Exercise: Quote every line as written. Omit pictures.

□ □ □ □

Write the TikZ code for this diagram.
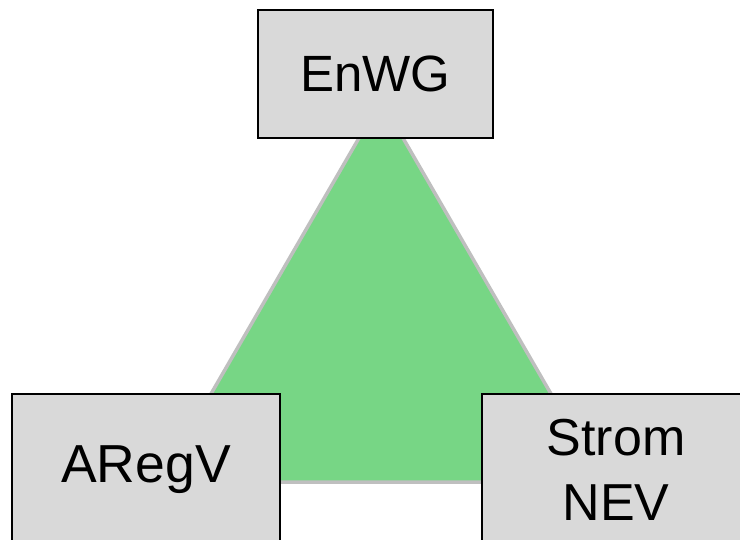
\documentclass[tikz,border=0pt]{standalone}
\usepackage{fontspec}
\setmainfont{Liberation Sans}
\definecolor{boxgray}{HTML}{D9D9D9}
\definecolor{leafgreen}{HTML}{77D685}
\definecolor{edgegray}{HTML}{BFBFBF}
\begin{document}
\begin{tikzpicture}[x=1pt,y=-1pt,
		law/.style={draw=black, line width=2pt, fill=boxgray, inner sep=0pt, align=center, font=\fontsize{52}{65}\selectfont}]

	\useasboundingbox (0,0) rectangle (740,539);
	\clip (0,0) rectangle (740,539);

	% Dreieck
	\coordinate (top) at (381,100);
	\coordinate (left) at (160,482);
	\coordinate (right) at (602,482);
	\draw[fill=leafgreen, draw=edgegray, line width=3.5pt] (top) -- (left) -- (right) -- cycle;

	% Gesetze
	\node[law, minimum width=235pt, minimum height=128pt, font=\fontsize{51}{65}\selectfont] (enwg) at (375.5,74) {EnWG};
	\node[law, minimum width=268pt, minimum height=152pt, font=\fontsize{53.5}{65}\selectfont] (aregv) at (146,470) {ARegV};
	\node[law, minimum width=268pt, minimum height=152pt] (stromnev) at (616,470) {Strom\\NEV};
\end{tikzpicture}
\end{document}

□ □ □ □

Complete answer:
Write the TikZ code for this diagram.
\documentclass[tikz,border=0pt]{standalone}
\usepackage{fontspec}
\setmainfont{Liberation Sans}
\definecolor{boxgray}{HTML}{D9D9D9}
\definecolor{leafgreen}{HTML}{77D685}
\definecolor{edgegray}{HTML}{BFBFBF}
\begin{document}
\begin{tikzpicture}[x=1pt,y=-1pt,
		law/.style={draw=black, line width=2pt, fill=boxgray, inner sep=0pt, align=center, font=\fontsize{52}{65}\selectfont}]

	\useasboundingbox (0,0) rectangle (740,539);
	\clip (0,0) rectangle (740,539);

	% Dreieck
	\coordinate (top) at (381,100);
	\coordinate (left) at (160,482);
	\coordinate (right) at (602,482);
	\draw[fill=leafgreen, draw=edgegray, line width=3.5pt] (top) -- (left) -- (right) -- cycle;

	% Gesetze
	\node[law, minimum width=235pt, minimum height=128pt, font=\fontsize{51}{65}\selectfont] (enwg) at (375.5,74) {EnWG};
	\node[law, minimum width=268pt, minimum height=152pt, font=\fontsize{53.5}{65}\selectfont] (aregv) at (146,470) {ARegV};
	\node[law, minimum width=268pt, minimum height=152pt] (stromnev) at (616,470) {Strom\\NEV};
\end{tikzpicture}
\end{document}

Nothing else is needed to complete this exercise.